Leave it to the Neighborhood Restaurant Group to shake up the model with the Wharf Farmers Market, which debuts tomorrow at the Southwest Waterfront at Seventh and Water streets SW. NRG, which owns the suds-centric Rustico and Birch & Barley/ChurchKey, is teaming with Hoffman-Madison Waterfront to sell both beer and wine by the glass at the market, which will run from 5 to 8 p.m. every Thursday through September.

“The thought was to combine a small market with kind of a pop-up restaurant, outside on the waterfront,” says Michael Babin, co-owner of the Neighborhood Restaurant Group.

By this, Babin means the new market will feature not only locally grown produce but also live music, charcuterie and hot dogs by Nathan Anda of Red Apron Butchery, sweet treats by Tiffany MacIsaac of Buzz Bakery (both NRG brands), and, as The Dude would call them, refreshing beverages by NRG beer director Greg Engert and wine director Juliana Santos. The Wharf Farmers Market will no doubt redefine impulse purchases when toasted: ”Man, I don’t even know what they are, but I gotta get me some fresh kale and garlic scapes.”

Eventually, it will feature the Mobile Market, a converted bus that’s still undergoing its transformation into a farmers market on wheels. Soon, Babin says, the Mobile Market will not only be a weekly feature at the Southwest Waterfront but will also make regular appearances into Wards 7 and 8, both Washington neighborhoods known as food deserts.

Whether the produce is on the bus or not, the fresh vegetables at the Wharf Farmers Market will come from Babin’s own nonprofit education and insider source, the Arcadia Center for Sustainable Food & Agriculture in Fairfax County as well as from other farmers in the area who follow sustainable practices. Arcadia will purchase the produce from the farmers, Babin says, then resell it at the market.

“We didn’t want to convince a bunch of farmers to come out there, suffer a slow sales day and then pack it up,” Babin says.

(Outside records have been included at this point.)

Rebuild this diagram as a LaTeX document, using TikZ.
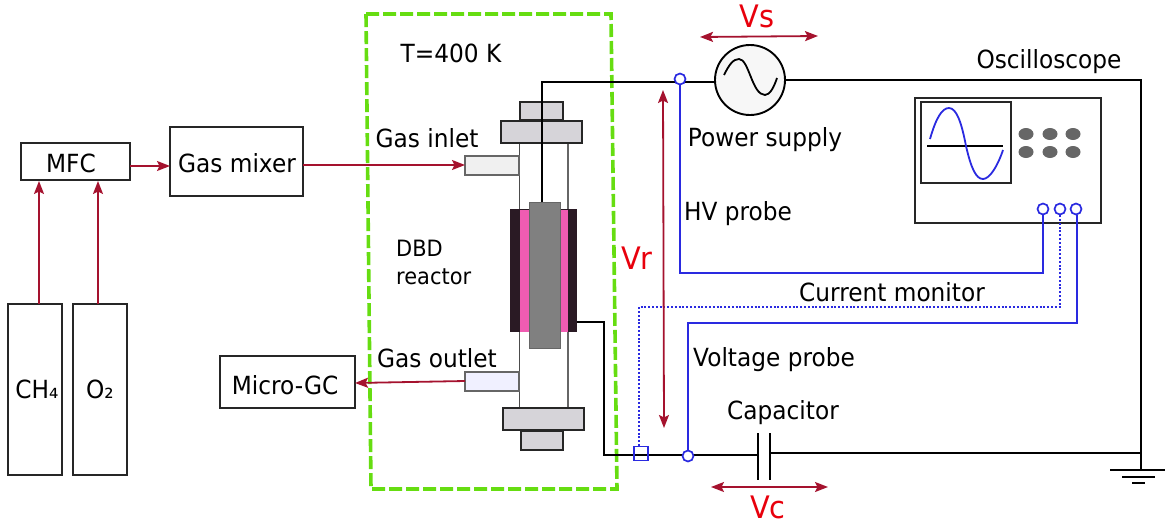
\documentclass[tikz,border=0pt]{standalone}
\usepackage{fontspec}
\setmainfont[FakeStretch=0.93]{DejaVu Sans}
\usetikzlibrary{arrows.meta,calc,shapes.geometric}
\definecolor{arrowred}{HTML}{A5122E}
\definecolor{labelred}{HTML}{E8000C}
\definecolor{probeblue}{HTML}{2A2AE0}
\definecolor{framegreen}{HTML}{66DD11}
\definecolor{partgray}{HTML}{D6D4D9}
\definecolor{darkjacket}{HTML}{2A1A24}
\definecolor{pinkgas}{HTML}{F05CB2}
\newcommand{\rectnode}[6]{%
  \pgfmathsetmacro{\rcx}{(#2+#4)/2}\pgfmathsetmacro{\rcy}{(#3+#5)/2}%
  \pgfmathsetmacro{\rw}{#4-#2}\pgfmathsetmacro{\rh}{#5-#3}%
  \node[#6,minimum width=\rw pt,minimum height=\rh pt] (#1) at (\rcx,\rcy) {};}
\tikzset{
  x=1pt,y=-1pt,
  partbox/.style={draw=black!85,line width=1.8pt,inner sep=0pt,outer sep=0pt,rectangle},
  blockbox/.style={draw=black!85,line width=1.8pt,inner sep=0pt,outer sep=0pt,rectangle,fill=white},
  wire/.style={draw=black,line width=2pt},
  flow/.style={draw=arrowred,line width=1.8pt,-{Stealth[length=13pt,width=10pt,inset=2.5pt]}},
  bothflow/.style={draw=arrowred,line width=1.8pt,{Stealth[length=13pt,width=10pt,inset=2.5pt]}-{Stealth[length=13pt,width=10pt,inset=2.5pt]}},
  probe/.style={draw=probeblue,line width=1.9pt},
  probedot/.style={draw=probeblue,line width=1.9pt,dash pattern=on 2pt off 1.8pt},
  port/.style={circle,draw=probeblue,line width=1.7pt,minimum size=11pt,inner sep=0pt,outer sep=0pt,fill=white},
  knob/.style={ellipse,fill=black!60,minimum width=15pt,minimum height=12pt,inner sep=0pt},
  lab/.style={inner sep=0pt,font=\fontsize{25}{28}\selectfont,anchor=center},
  smalllab/.style={inner sep=0pt,font=\fontsize{22.5}{28}\selectfont,anchor=center},
  volt/.style={inner sep=0pt,text=labelred,font=\fontsize{31}{33}\selectfont,anchor=center},
}
\begin{document}
\begin{tikzpicture}
\useasboundingbox (0,0) rectangle (1165,525);
% reactor frame
\draw[framegreen,line width=3.6pt,dash pattern=on 13pt off 4pt] (366,14) -- (611,14) -- (617,489) -- (371,489) -- cycle;
% blocks
\rectnode{mfc}{21}{143}{130}{180}{blockbox}
\rectnode{mixer}{170}{127}{303}{196}{blockbox}
\rectnode{gc}{220}{356}{355}{408}{blockbox}
\rectnode{chf}{8}{304}{62}{475}{blockbox}
\rectnode{otwo}{73}{304}{127}{475}{blockbox}
\node[lab] at (71,163) {MFC};
\node[lab] at (237,163) {Gas mixer};
\node[lab] at (285,385) {Micro-GC};
\node[lab] at (37,389) {CH₄};
\node[lab] at (100,389) {O₂};
% reactor
\draw[black!70,line width=1.2pt] (519.5,143) -- (519.5,408);
\draw[black!60,line width=1.2pt] (568,143) -- (568,408);
\rectnode{jacket}{510}{209}{577}{332}{fill=darkjacket,inner sep=0pt,outer sep=0pt,rectangle}
\rectnode{plasma}{520}{210}{568}{332}{fill=pinkgas,inner sep=0pt,outer sep=0pt,rectangle}
\rectnode{rod}{529}{202}{560}{348}{fill=black!50,draw=black!60,line width=.8pt,inner sep=0pt,outer sep=0pt,rectangle}
\rectnode{topcap}{520}{102}{563}{120}{partbox,fill=partgray}
\rectnode{topflange}{501}{121}{582}{143}{partbox,fill=partgray}
\rectnode{botflange}{503}{408}{584}{430}{partbox,fill=partgray}
\rectnode{botcap}{521}{431}{563}{450}{partbox,fill=partgray}
\rectnode{inlet}{465}{156}{519}{175}{draw=black!60,line width=1.2pt,fill=black!6,inner sep=0pt,outer sep=0pt,rectangle}
\rectnode{outlet}{465}{372}{519}{391}{draw=black!60,line width=1.2pt,fill=blue!6,inner sep=0pt,outer sep=0pt,rectangle}
% circuit nodes
\node[circle,draw=black,line width=1.9pt,minimum size=70pt,inner sep=0pt,outer sep=0pt,fill=black!3] (src) at (750,80) {};
\draw[black,line width=1.8pt] (724,75) .. controls (729,65) and (733,59) .. (739,59) .. controls (749,59) and (752,95) .. (765,95) .. controls (770,95) and (774,87) .. (777,78);
\coordinate (topleft) at (542,82);
\coordinate (topright) at (1141,80);
\coordinate (gnd) at (1141,470);
\coordinate (rodtop) at (542,202);
\coordinate (jout) at (577,322);
\coordinate (jturn) at (604,322);
\coordinate (jbot) at (604,455);
\coordinate (capl) at (757.5,455);
\coordinate (capr) at (770,453);
\draw[wire] (rodtop) -- (topleft) -- (src.west |- topleft);
\draw[wire] (src.east) -- (topright) -- (gnd);
\draw[wire] (jout) -- (jturn) -- (jbot) -- (capl);
\draw[wire] (capr) -- (1141,453);
\draw[wire] (757.5,433) -- (757.5,480);
\draw[wire] (770,433) -- (770,480);
\draw[wire] (1110,470) -- (1165,470);
\draw[wire] (1122,477) -- (1155,477);
\draw[wire] (1132,483) -- (1145,483);
% oscilloscope
\rectnode{scope}{915}{98}{1101}{223}{partbox}
\rectnode{screen}{921}{102}{1011}{183}{partbox}
\draw[black,line width=1.8pt] (927,146) -- (1003,146);
\draw[probeblue,line width=1.8pt] (930,139) .. controls (936,118) and (942,108) .. (949,108) .. controls (957,108) and (962,125) .. (966,146) .. controls (971,168) and (976,179) .. (983,179) .. controls (990,179) and (998,165) .. (1003,150);
\foreach \kx in {1026,1050,1073}{\foreach \ky in {134,152}{\node[knob] at (\kx,\ky) {};}}
% probes
\node[port] (pa) at (680,79) {};
\node[port] (pb) at (1043,209) {};
\node[port] (pc) at (1060,209) {};
\node[port] (pd) at (1076,209) {};
\node[port] (pe) at (688,456) {};
\node[rectangle,draw=probeblue,line width=1.6pt,minimum size=14pt,inner sep=0pt,outer sep=0pt] (ps) at (641,453.5) {};
\draw[probe] (pa) -- (680,273) -- (1043,273) -- (pb);
\draw[probedot] (639,446) -- (639,307) -- (1060,307) -- (pc);
\draw[probe] (pe) -- (688,323) -- (1077,323) -- (1077,214.5);
% flow arrows
\draw[flow] (chf.north -| 39,0) -- (39,181);
\draw[flow] (otwo.north -| 98,0) -- (98,181);
\draw[flow] (mfc.east |- 0,166) -- (mixer.west |- 0,166);
\draw[flow] (mixer.east |- 0,165) -- (inlet.west |- 0,165);
\draw[flow] (outlet.west |- 0,381) -- (gc.east |- 0,383);
\draw[bothflow] (700,37) -- (818,36);
\draw[bothflow] (663,90) -- (664,428);
\draw[bothflow] (711,487) -- (828,487);
% labels
\node[volt] at (757,16) {Vs};
\node[volt] at (637,258) {Vr};
\node[volt] at (768,507) {Vc};
\node[lab] at (451,53) {T=400 K};
\node[lab] at (427,138) {Gas inlet};
\node[lab] at (437,358) {Gas outlet};
\node[smalllab,align=left,anchor=west] at (396,262) {DBD\\reactor};
\node[lab] at (1049,62) {Oscilloscope};
\node[lab] at (765,140) {Power supply};
\node[lab] at (738,214) {HV probe};
\node[lab] at (892,292) {Current monitor};
\node[lab] at (774,360) {Voltage probe};
\node[lab] at (783,413) {Capacitor};
\end{tikzpicture}
\end{document}
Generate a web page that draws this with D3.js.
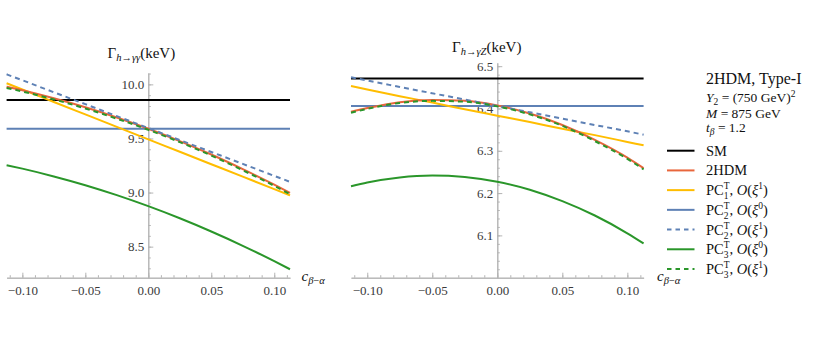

The prices, the NRG owner swears, will not be out of line; the market will sell the produce for less than what the restaurants in his group will pay -- should any of them want to buy the fruits and vegetables left over at the end of the day’s market, Babin says. The market will work to sell all leftovers so there is no waste.

“We are going to make it more affordable,” Babin says. “ It’s going to be a learning process. We’re not assuming this thing is going to break even at the beginning.”

So what will be available at the Wharf market tomorrow? Babin expects to have grains, kale, collard greens, garlic scapes, carrots, radishes, beets, baby turnips and seedlings for people to buy and plant themselves. The market will also feature one other prepared-food vendor, the People’s Bao, a food truck that sells steamed buns with a variety of fillings. Babin plans to expand and rotate the outside prepared-food vendors each week.

But the main attraction may be that very un-farmers market product: alcohol. Babin says the beers and wines available will focus on refreshing summer drinking, not necessarily those producers located near Washington. (Hmm, how quickly do you think the Wharfs Farmers Market will be criticized for that?)

This may be the first time alcohol has been sold for on-premise consumption at a farmers market in the area — at least on a regular basis. Kevin Atticks, executive director of the Maryland Wineries Association, says the state’s winemakers were recently allowed to increase their appearances at farmers markets in several jurisdictions, including Montgomery and Prince George’s counties. They can now sell up to 15 times a year at markets in these areas, but the wineries must apply for a permit each time and pay a $25 fee. Virginia has no such restrictions on its wineries, which can sell at farmers markets at will.

But these winemakers are usually not there to sell you vino by the glass; they sell bottles. So how did Babin pull it off down by the waterfront?

“We were able to get, basically, a succession of one-day licenses to cover the season,” Babin says. “That’s the only way we could do it....It will add a different dimension at the market.”